Bolivia's leader, Carlos Mesa, unveiled an austerity program, as labor leaders lose patience and threaten with more protests. Bolivia turned into US top issue in Latin America.
For the first time since took power amid the nationwide popular rebellion that toppled his predecessor, Gonzalo Sanchez de Lozada last October, Bolivian President Carlos Mesa announced a new program to stabilize country's economy and take the country out of recession. Mesa aired the announcement on TV last weekend, shortly after ethnic and labor leaders threatened with more protests.

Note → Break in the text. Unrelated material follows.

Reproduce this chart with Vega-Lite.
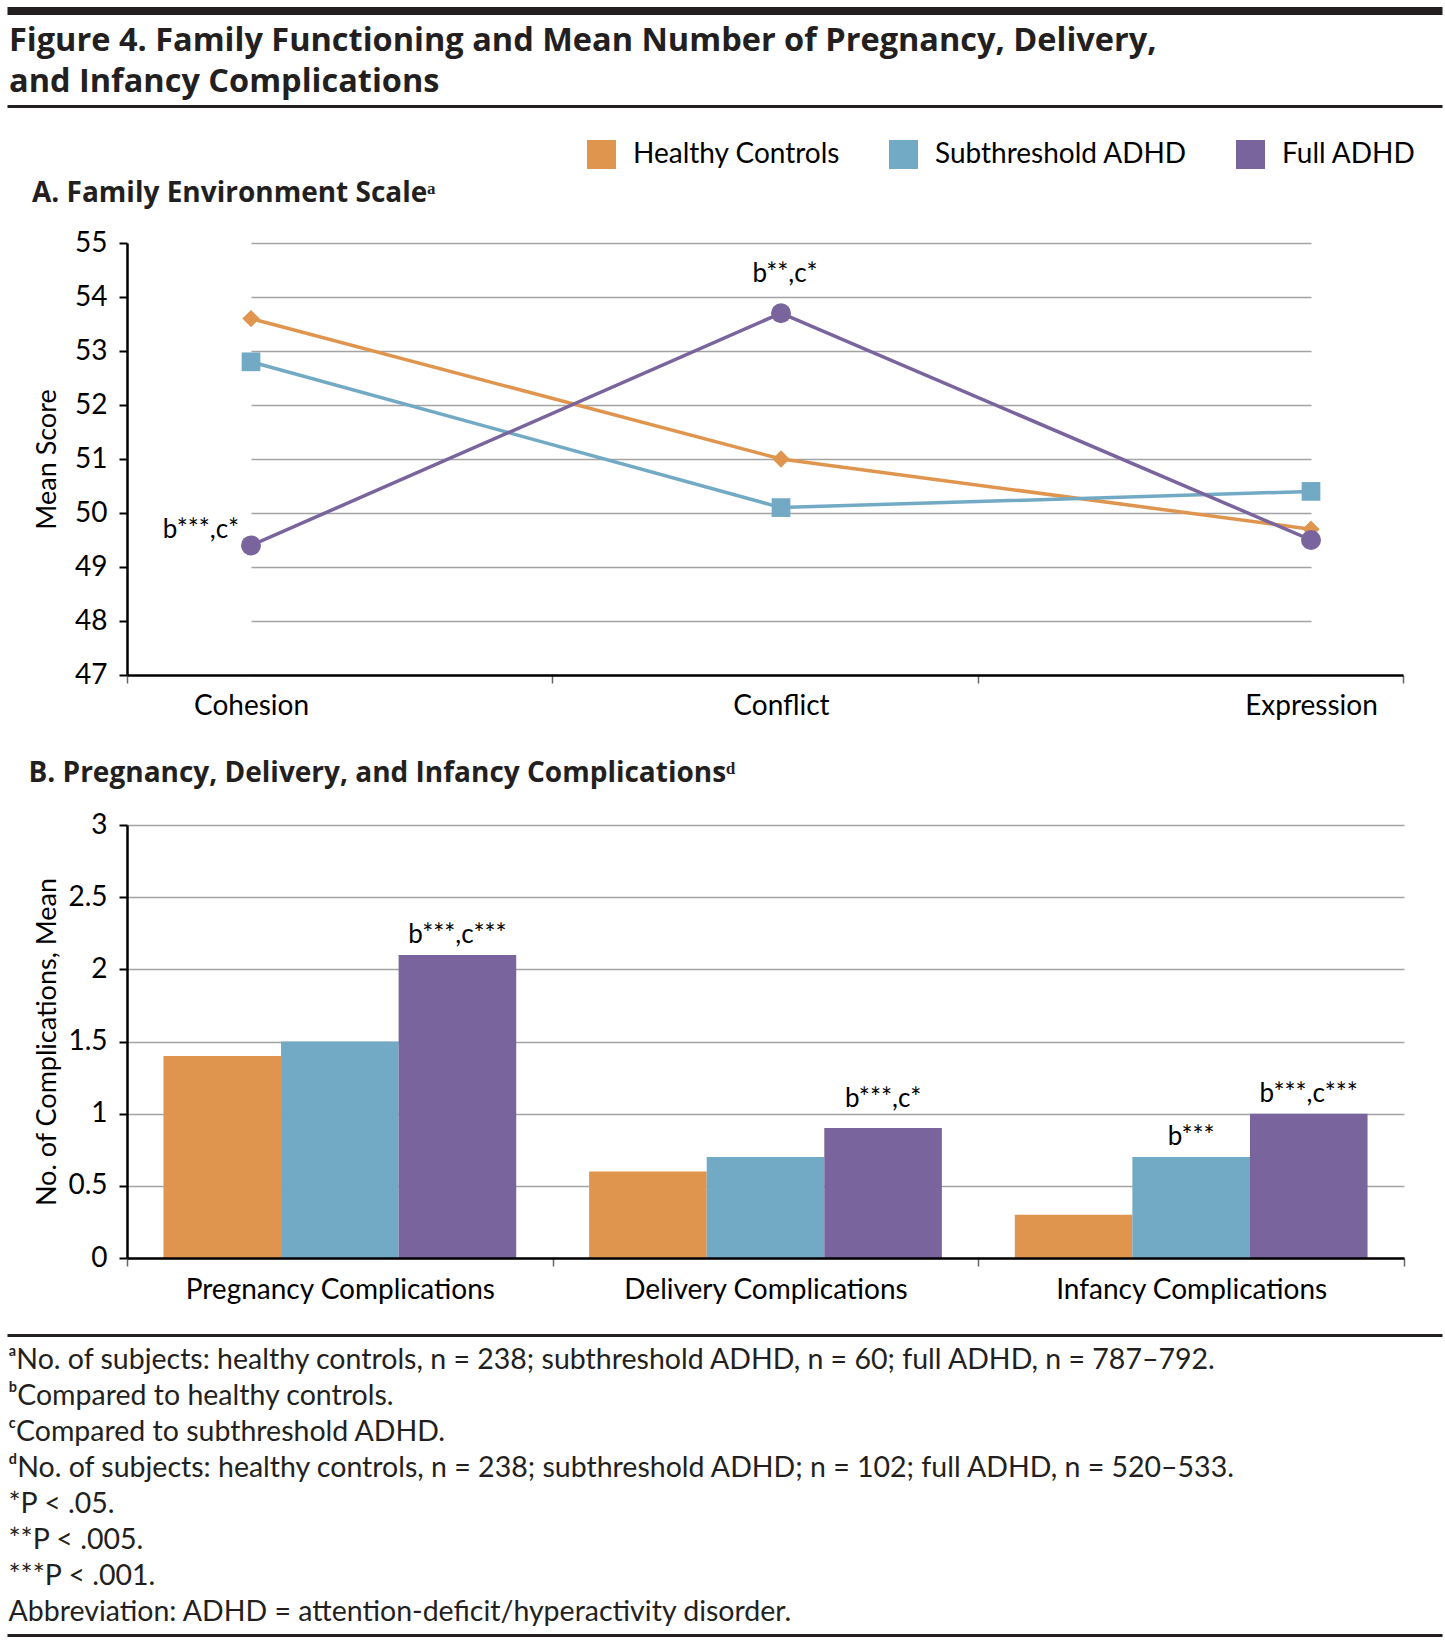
{
  "$schema": "https://vega.github.io/schema/vega-lite/v6.json",
  "padding": {"left": 7, "top": 7, "right": 3, "bottom": 4},
  "background": "white",
  "config": {
    "font": "Lato",
    "view": {"stroke": null},
    "title": {"color": "black", "font": "Lato"},
    "axis": {"labelColor": "black", "titleColor": "black", "labelFont": "Lato", "titleFont": "Lato"},
    "text": {"font": "Lato", "color": "black"},
    "legend": {"labelFont": "Lato", "labelColor": "black"}
  },
  "resolve": {"legend": {"color": "independent"}},
  "spacing": 10,
  "vconcat": [
    {
      "width": 1315.5, "height": 8,
      "data": {"values": [{}]},
      "mark": {"type": "rect", "color": "#231f20"},
      "encoding": {
        "x": {"datum": 0, "type": "quantitative", "scale": {"domain": [0, 1], "range": [-119.5, 1315.5]}, "axis": null},
        "x2": {"datum": 1}
      }
    },
    {
      "spacing": 11,
      "resolve": {"legend": {"color": "independent"}},
      "vconcat": [
        {
          "width": 1315.5, "height": 3,
          "title": {
            "text": ["Figure 4. Family Functioning and Mean Number of Pregnancy, Delivery,", "and Infancy Complications"],
            "anchor": "start", "frame": "group", "dx": -118, "font": "Open Sans", "fontSize": 32.5, "fontWeight": "bold", "lineHeight": 41, "offset": 5, "color": "#231f20"
          },
          "layer": [
            {
              "data": {"values": [{}]},
              "mark": {"type": "rect", "color": "#231f20"},
              "encoding": {
                "x": {"datum": 0, "type": "quantitative", "scale": {"domain": [0, 1], "range": [-119.5, 1315.5]}, "axis": null},
                "x2": {"datum": 1}
              }
            },
            {
              "data": {"values": [{"group": "Healthy Controls"}, {"group": "Subthreshold ADHD"}, {"group": "Full ADHD"}]},
              "mark": {"type": "square", "opacity": 0},
              "encoding": {
                "color": {
                  "field": "group", "type": "nominal",
                  "scale": {"domain": ["Healthy Controls", "Subthreshold ADHD", "Full ADHD"], "range": ["#E0954F", "#72AAC5", "#7A649E"]},
                  "legend": {
                    "orient": "none", "legendX": 460, "legendY": 35, "direction": "horizontal", "title": null,
                    "symbolType": "square", "symbolSize": 841, "symbolStrokeWidth": 0, "symbolOpacity": 1,
                    "labelFontSize": 28, "labelOffset": 17, "columnPadding": 48, "padding": 0, "labelLimit": 0
                  }
                }
              }
            }
          ]
        },
        {
          "spacing": 30,
          "resolve": {"legend": {"color": "independent"}},
          "vconcat": [
            {
              "spacing": 40,
              "resolve": {"legend": {"color": "independent"}},
              "vconcat": [
                {
                  "width": 1276, "height": 432,
                  "title": {"text": "A. Family Environment Scaleᵃ", "anchor": "start", "frame": "group", "dx": -95, "offset": 21, "font": "Open Sans", "fontSize": 28, "fontWeight": "bold", "color": "#231f20"},
                  "data": {"values": [
                    {"scale": "Cohesion", "group": "Healthy Controls", "score": 53.6},
                    {"scale": "Conflict", "group": "Healthy Controls", "score": 51.0},
                    {"scale": "Expression", "group": "Healthy Controls", "score": 49.7},
                    {"scale": "Cohesion", "group": "Subthreshold ADHD", "score": 52.8},
                    {"scale": "Conflict", "group": "Subthreshold ADHD", "score": 50.1},
                    {"scale": "Expression", "group": "Subthreshold ADHD", "score": 50.4},
                    {"scale": "Cohesion", "group": "Full ADHD", "score": 49.4, "note": "b***,c*"},
                    {"scale": "Conflict", "group": "Full ADHD", "score": 53.7, "note": "b**,c*"},
                    {"scale": "Expression", "group": "Full ADHD", "score": 49.5}
                  ]},
                  "layer": [
                    {
                      "encoding": {
                        "x": {
                          "field": "scale", "type": "nominal", "sort": ["Cohesion", "Conflict", "Expression"],
                          "scale": {"type": "point", "range": [124, 1184], "padding": 0},
                          "axis": {"orient": "bottom", "title": null, "domain": false, "ticks": false, "tickSize": 0, "grid": false, "labelAngle": 0, "labelFontSize": 28, "labelPadding": 17, "labelLimit": 0}
                        },
                        "y": {
                          "field": "score", "type": "quantitative",
                          "scale": {"domain": [47, 55], "nice": false, "zero": false},
                          "axis": {
                            "orient": "left", "title": "Mean Score", "values": [47, 48, 49, 50, 51, 52, 53, 54, 55],
                            "grid": true, "gridColor": "#a3a3a3", "gridWidth": 1.5,
                            "domainColor": "black", "domainWidth": 2.5, "tickColor": "black", "tickWidth": 2, "tickSize": 8,
                            "labelFontSize": 28, "labelPadding": 12, "titleFontSize": 27, "titleFontWeight": "normal", "titlePadding": 13
                          }
                        },
                        "color": {
                          "field": "group", "type": "nominal",
                          "scale": {"domain": ["Healthy Controls", "Subthreshold ADHD", "Full ADHD"], "range": ["#E0954F", "#72AAC5", "#7A649E"]},
                          "legend": null
                        }
                      },
                      "layer": [
                        {"mark": {"type": "line", "strokeWidth": 3.5}},
                        {
                          "mark": {"type": "point", "filled": true, "opacity": 1},
                          "encoding": {
                            "shape": {"field": "group", "type": "nominal", "scale": {"domain": ["Healthy Controls", "Subthreshold ADHD", "Full ADHD"], "range": ["diamond", "square", "circle"]}, "legend": null},
                            "size": {"field": "group", "type": "ordinal", "scale": {"domain": ["Healthy Controls", "Subthreshold ADHD", "Full ADHD"], "range": [300, 400, 400]}, "legend": null}
                          }
                        },
                        {
                          "transform": [{"filter": "datum.scale === 'Cohesion' && datum.note"}],
                          "mark": {"type": "text", "align": "right", "baseline": "alphabetic", "dx": -12, "dy": -7, "fontSize": 26},
                          "encoding": {"text": {"field": "note"}, "color": {"value": "black"}}
                        },
                        {
                          "transform": [{"filter": "datum.scale === 'Conflict' && datum.note"}],
                          "mark": {"type": "text", "align": "center", "baseline": "alphabetic", "dx": 4, "dy": -31, "fontSize": 26},
                          "encoding": {"text": {"field": "note"}, "color": {"value": "black"}}
                        }
                      ]
                    },
                    {
                      "mark": {"type": "point", "opacity": 0},
                      "encoding": {
                        "x": {
                          "field": "scale", "type": "nominal", "sort": ["Cohesion", "Conflict", "Expression"],
                          "scale": {"type": "band", "paddingInner": 0, "paddingOuter": 0},
                          "axis": {"orient": "bottom", "title": null, "labels": false, "grid": false, "domain": true, "domainColor": "black", "domainWidth": 2.5, "ticks": true, "tickBand": "extent", "tickSize": 8, "tickColor": "#666666", "tickWidth": 1.5, "zindex": 1}
                        },
                        "y": {
                          "field": "score", "type": "quantitative",
                          "axis": {"orient": "left", "offset": 119, "title": null, "labels": false, "ticks": false, "grid": false, "domain": true, "domainOpacity": 0, "domainWidth": 1}
                        }
                      }
                    }
                  ],
                  "resolve": {"scale": {"x": "independent"}, "axis": {"x": "independent", "y": "independent"}}
                },
                {
                  "width": 1277, "height": 433,
                  "title": {"text": "B. Pregnancy, Delivery, and Infancy Complicationsᵈ", "anchor": "start", "frame": "group", "dx": -98.5, "offset": 23, "font": "Open Sans", "fontSize": 28, "fontWeight": "bold", "color": "#231f20"},
                  "data": {"values": [
                    {"comp": "Pregnancy Complications", "group": "Healthy Controls", "value": 1.4},
                    {"comp": "Pregnancy Complications", "group": "Subthreshold ADHD", "value": 1.5},
                    {"comp": "Pregnancy Complications", "group": "Full ADHD", "value": 2.1, "note": "b***,c***"},
                    {"comp": "Delivery Complications", "group": "Healthy Controls", "value": 0.6},
                    {"comp": "Delivery Complications", "group": "Subthreshold ADHD", "value": 0.7},
                    {"comp": "Delivery Complications", "group": "Full ADHD", "value": 0.9, "note": "b***,c*"},
                    {"comp": "Infancy Complications", "group": "Healthy Controls", "value": 0.3},
                    {"comp": "Infancy Complications", "group": "Subthreshold ADHD", "value": 0.7, "note": "b***"},
                    {"comp": "Infancy Complications", "group": "Full ADHD", "value": 1.0, "note": "b***,c***"}
                  ]},
                  "encoding": {
                    "x": {
                      "field": "comp", "type": "nominal", "sort": ["Pregnancy Complications", "Delivery Complications", "Infancy Complications"],
                      "scale": {"paddingInner": 0, "paddingOuter": 0},
                      "axis": {"title": null, "labelAngle": 0, "labelFontSize": 28, "labelPadding": 10, "labelLimit": 0, "tickBand": "extent", "tickSize": 8, "tickColor": "#666666", "tickWidth": 1.5, "domainColor": "black", "domainWidth": 2.5, "grid": false, "zindex": 1}
                    },
                    "xOffset": {
                      "field": "group", "type": "nominal", "sort": ["Healthy Controls", "Subthreshold ADHD", "Full ADHD"],
                      "scale": {"paddingInner": 0, "paddingOuter": 0.31}
                    }
                  },
                  "layer": [
                    {
                      "mark": {"type": "bar"},
                      "encoding": {
                        "y": {
                          "field": "value", "type": "quantitative",
                          "scale": {"domain": [0, 3], "nice": false},
                          "axis": {
                            "orient": "left", "title": "No. of Complications, Mean", "values": [0, 0.5, 1, 1.5, 2, 2.5, 3], "format": "~g",
                            "grid": true, "gridColor": "#a3a3a3", "gridWidth": 1.5,
                            "domainColor": "black", "domainWidth": 2.5, "tickColor": "black", "tickWidth": 2, "tickSize": 8,
                            "labelFontSize": 28, "labelPadding": 12, "titleFontSize": 27, "titleFontWeight": "normal", "titlePadding": 6
                          }
                        },
                        "color": {
                          "field": "group", "type": "nominal",
                          "scale": {"domain": ["Healthy Controls", "Subthreshold ADHD", "Full ADHD"], "range": ["#E0954F", "#72AAC5", "#7A649E"]},
                          "legend": null
                        }
                      }
                    },
                    {
                      "transform": [{"filter": "datum.note && datum.comp !== 'Delivery Complications'"}],
                      "mark": {"type": "text", "align": "center", "baseline": "alphabetic", "dy": -12, "fontSize": 26},
                      "encoding": {
                        "text": {"field": "note"},
                        "y": {
                          "field": "value", "type": "quantitative",
                          "axis": {"orient": "left", "offset": 119, "title": null, "labels": false, "ticks": false, "grid": false, "domain": true, "domainOpacity": 0, "domainWidth": 1}
                        }
                      }
                    },
                    {
                      "transform": [{"filter": "datum.note && datum.comp === 'Delivery Complications'"}],
                      "mark": {"type": "text", "align": "center", "baseline": "alphabetic", "dy": -21, "fontSize": 26},
                      "encoding": {
                        "text": {"field": "note"},
                        "y": {"field": "value", "type": "quantitative", "axis": null}
                      }
                    }
                  ],
                  "resolve": {"axis": {"y": "independent"}}
                }
              ]
            },
            {
              "spacing": 8,
              "vconcat": [
                {
                  "width": 1315.5, "height": 3,
                  "data": {"values": [{}]},
                  "mark": {"type": "rect", "color": "#231f20"},
                  "encoding": {
                    "x": {"datum": 0, "type": "quantitative", "scale": {"domain": [0, 1], "range": [-119.5, 1315.5]}, "axis": null},
                    "x2": {"datum": 1}
                  }
                },
                {
                  "width": 1315.5, "height": 3,
                  "title": {
                    "text": [
                      "ᵃNo. of subjects: healthy controls, n = 238; subthreshold ADHD, n = 60; full ADHD, n = 787–792.",
                      "ᵇCompared to healthy controls.",
                      "ᶜCompared to subthreshold ADHD.",
                      "ᵈNo. of subjects: healthy controls, n = 238; subthreshold ADHD; n = 102; full ADHD, n = 520–533.",
                      "*P < .05.",
                      "**P < .005.",
                      "***P < .001.",
                      "Abbreviation: ADHD = attention-deficit/hyperactivity disorder."
                    ],
                    "anchor": "start", "frame": "group", "dx": -118.5, "fontSize": 28.5, "fontWeight": "normal", "lineHeight": 36, "offset": 8, "color": "#231f20"
                  },
                  "data": {"values": [{}]},
                  "mark": {"type": "rect", "color": "#231f20"},
                  "encoding": {
                    "x": {"datum": 0, "type": "quantitative", "scale": {"domain": [0, 1], "range": [-119.5, 1315.5]}, "axis": null},
                    "x2": {"datum": 1}
                  }
                }
              ]
            }
          ]
        }
      ]
    }
  ]
}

Mesa's pre-recorded TV speech praised cuts in the national administration to help close country's $ 414 million deficit, new tax on oil companies and financial transactions. Measures are a kind of concession to the leftist opposition leaders that claimed the new government to back away from the pro-market policies fueled by the International Monetary Fund.
In fact, Mesa backed away from expected immediate fuel tax hikes and an end to subsidized cooking gas for the poor. Instead, he would free government-controlled prices over time, allowing for a gradual price hike of up to 6 percent depending on domestic and international price factors.
As part of his austerity plan, Mesa announced an across-the-board 5 percent cut in government spending. He would raise $95 million with an 18 percent tax on oil companies and another $100 million if Congress approves his plan to tax all financial transactions in Bolivia. And he would save $35 million with austerity measures such as reducing his salary by 10 percent and that of Congress by 5 percent.
Mesa issued 23 decrees and three reform bill calling for congressional approval, as also promised to reserve government purchases of up to $1.1 million for Bolivian companies ''using it as an instrument for growth.'' Mesa also announced he would overturn a controversial 1997 law that opened up the oil and gas sector and send to Congress on Tuesday a new hydrocarbons proposal to help the poor country tap its resources.
When Mesa took office last October, opponents granted him a three-month grace period. Now, that the time has gone, radical groups begin warning him about the intentions of his administration. ''More than 100 days have passed and there are no signs of change. After 100 days we can say he is the face of neocolonization, he has shown continuity'' with the ousted previous government, said Roberto de la Cruz, an Aymara Indian and president of the Regional Workers Union (COR), a radical workers' group.
However, opposition strongman, Evo Morales, leader of the leftist Movement to Socialism, expressed his support to Mesa. In declarations to the foreign press in Bolivia, Morales made it clear he wants Mesa to stay in power. ''For questions of stability, it is important that Mesa stays,'' said Morales, who has won legitimacy through the ballots in the last presidential race, where he finished second, behind the disgraced Sanchez de Lozada.
Next December, municipal election could open a new stage in Bolivia's political crisis, which is far from being over more than three months after over 80 were killed in protests all over South American poorest country.